More guidance on how businesses can meet their obligations

The proposed reform will involve the Office of the Australian Information Commissioner (OAIC) becoming more prescriptive, a major aspect of which may be a comprehensive review of all retention periods in federal legislation to ensure consistent requirements and clarity for complying organizations.  

This review will likely be a lengthy process and will involve disruption as industries adjust to these new requirements. The outcome will inevitably be less over-retention of data and enhanced data privacy.

More penalties for non-compliance

So, how would these new rules be enforced?

The Report proposes the introduction of multiple new enforcement methods that allow both the OAIC and individuals to bring actions in court against organizations and individuals that have breached privacy standards.

These penalties include:  

  • A new criminal offence for malicious re-identification of de-identified information where there is an intention to harm another or obtain illegitimate benefits. Once information has been de-identified, you cannot re-identify that information. This practice is commonly used by hackers.
  • New civil penalty provisions that cover interferences with privacy without a serious element, and a low-level penalty provision for administrative breaches of the Privacy Act.

The reforms also grant the Information Commissioner new powers to conduct investigations into civil penalty provision breaches: the power to search premises for evidence, make copies of information and documents, and seize material to assess if there has been a breach of the Privacy Act.

Individual action

Individuals will be empowered to seek remedies in court for interference with their privacy under the Privacy Act. These cases will be heard in the Federal Court, though they would first require a complaint to be lodged with the OAIC. The Federal Court will be entitled to decide the amount of damages awarded.

Civil tort

Finally, the proposed reforms would introduce a new statutory tort for invasion of privacy when the circumstances fall outside the Privacy Act. For example, an individual who had a private conversation recorded without their knowledge or consent. This acts as a catch-all for when an invasion of privacy is not expressly prohibited by the Privacy Act.

Taken together, these reforms will provide enhanced enforcement capabilities to bolster the Privacy Act. Meanwhile, the ability for individuals to bring actions in court, both for breaches of the Privacy Act or the statutory tort when invasions fall outside the Privacy Act, slightly eases the burden on the OAIC by sharing it with individuals.  

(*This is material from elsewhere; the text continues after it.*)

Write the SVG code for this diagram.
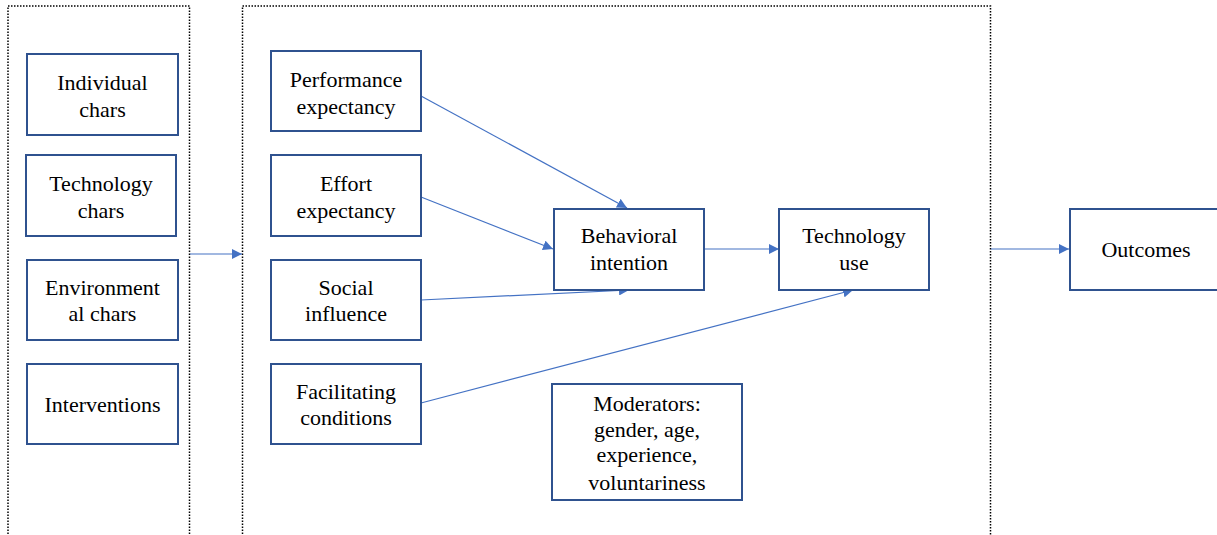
<svg xmlns="http://www.w3.org/2000/svg" width="1217" height="535" viewBox="0 0 1217 535">
<style>
.box{fill:#fff;stroke:#2F528F;stroke-width:2}
.grp{fill:none;stroke:#000;stroke-width:1.5;stroke-dasharray:1.5 1.5}
.conn{stroke:#4472C4;stroke-width:1.2;fill:none;marker-end:url(#ah)}
text{font-family:"Liberation Serif","Times New Roman",serif;font-size:22px;fill:#000;text-anchor:middle}
</style>
<defs>
<marker id="ah" viewBox="0 0 10 10" refX="10" refY="5" markerWidth="10" markerHeight="10" markerUnits="userSpaceOnUse" orient="auto">
<path d="M0,0 L10,5 L0,10 Z" fill="#4472C4"/>
</marker>
</defs>
<rect width="1217" height="535" fill="#fff"/>
<g id="groups">
<path class="grp" d="M8,540 V6 H189.5 V540"/>
<path class="grp" d="M242.5,540 V6 H990.5 V540"/>
</g>
<g id="connectors">
<line class="conn" x1="190" y1="254" x2="242" y2="254"/>
<line class="conn" x1="421" y1="96" x2="627" y2="208"/>
<line class="conn" x1="421" y1="197" x2="553" y2="249"/>
<line class="conn" x1="421" y1="300" x2="629" y2="290"/>
<line class="conn" x1="421" y1="403" x2="853" y2="290"/>
<line class="conn" x1="704" y1="249" x2="779" y2="249"/>
<line class="conn" x1="991" y1="249" x2="1069" y2="249"/>
</g>
<g id="individual"><rect class="box" x="27" y="54" width="151" height="81"/><text x="102.5" y="90">Individual</text><text x="102.5" y="117">chars</text></g>
<g id="technology"><rect class="box" x="26" y="155" width="150" height="81"/><text x="101" y="191">Technology</text><text x="101" y="218">chars</text></g>
<g id="environmental"><rect class="box" x="27" y="260" width="151" height="80"/><text x="102.5" y="295">Environment</text><text x="102.5" y="321">al chars</text></g>
<g id="interventions"><rect class="box" x="27" y="364" width="151" height="80"/><text x="102.5" y="412">Interventions</text></g>
<g id="performance"><rect class="box" x="271" y="51" width="150" height="80"/><text x="346" y="87">Performance</text><text x="346" y="114">expectancy</text></g>
<g id="effort"><rect class="box" x="271" y="155" width="150" height="81"/><text x="346" y="191">Effort</text><text x="346" y="218">expectancy</text></g>
<g id="social"><rect class="box" x="271" y="260" width="150" height="80"/><text x="346" y="295">Social</text><text x="346" y="321">influence</text></g>
<g id="facilitating"><rect class="box" x="271" y="364" width="150" height="80"/><text x="346" y="399">Facilitating</text><text x="346" y="425">conditions</text></g>
<g id="behavioral"><rect class="box" x="554" y="209" width="150" height="81"/><text x="629" y="243">Behavioral</text><text x="629" y="270">intention</text></g>
<g id="techuse"><rect class="box" x="779" y="209" width="150" height="81"/><text x="854" y="243">Technology</text><text x="854" y="270">use</text></g>
<g id="outcomes"><rect class="box" x="1070" y="209" width="160" height="81"/><text x="1146" y="257">Outcomes</text></g>
<g id="moderators"><rect class="box" x="552" y="384" width="190" height="116"/><text x="647" y="411">Moderators:</text><text x="647" y="437">gender, age,</text><text x="647" y="462">experience,</text><text x="647" y="490">voluntariness</text></g>
</svg>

For organizations, this means that there is more of an incentive to have better information management, as they may face penalties for even low-level Privacy Act breaches.

Privacy impact assessments

Under this proposal, organizations will be required to undertake Privacy Impact Assessments for activities with high privacy risks. The OAIC will offer more guidance on what might constitute an activity with a high privacy risk.

Preparing for the reforms: understand what you have, remove what you don’t need

The above list of reforms is by no means exhaustive, yet complying with this list would require most organizations to overhaul their data governance practices. At the core of the response is to understand the data you have. Establishing a data inventory and classifying your data will allow you to make smarter decisions. You will be able to remove data you no longer need to keep, manage access to what remains, and ensure the truly sensitive data is protected.

These are things you should do now, even before the reforms become law.

If you don’t know how much sensitive data you possess, you are not alone. Through an analysis of millions of records, we found key trends that shed light on the rates of personal information that may be present in your own organization’s data estate. Our analysis showed that half of all records analyzed had some form of personally identifiable information (PII). For all organizations, understanding sensitive data is an urgent task they need to prioritize.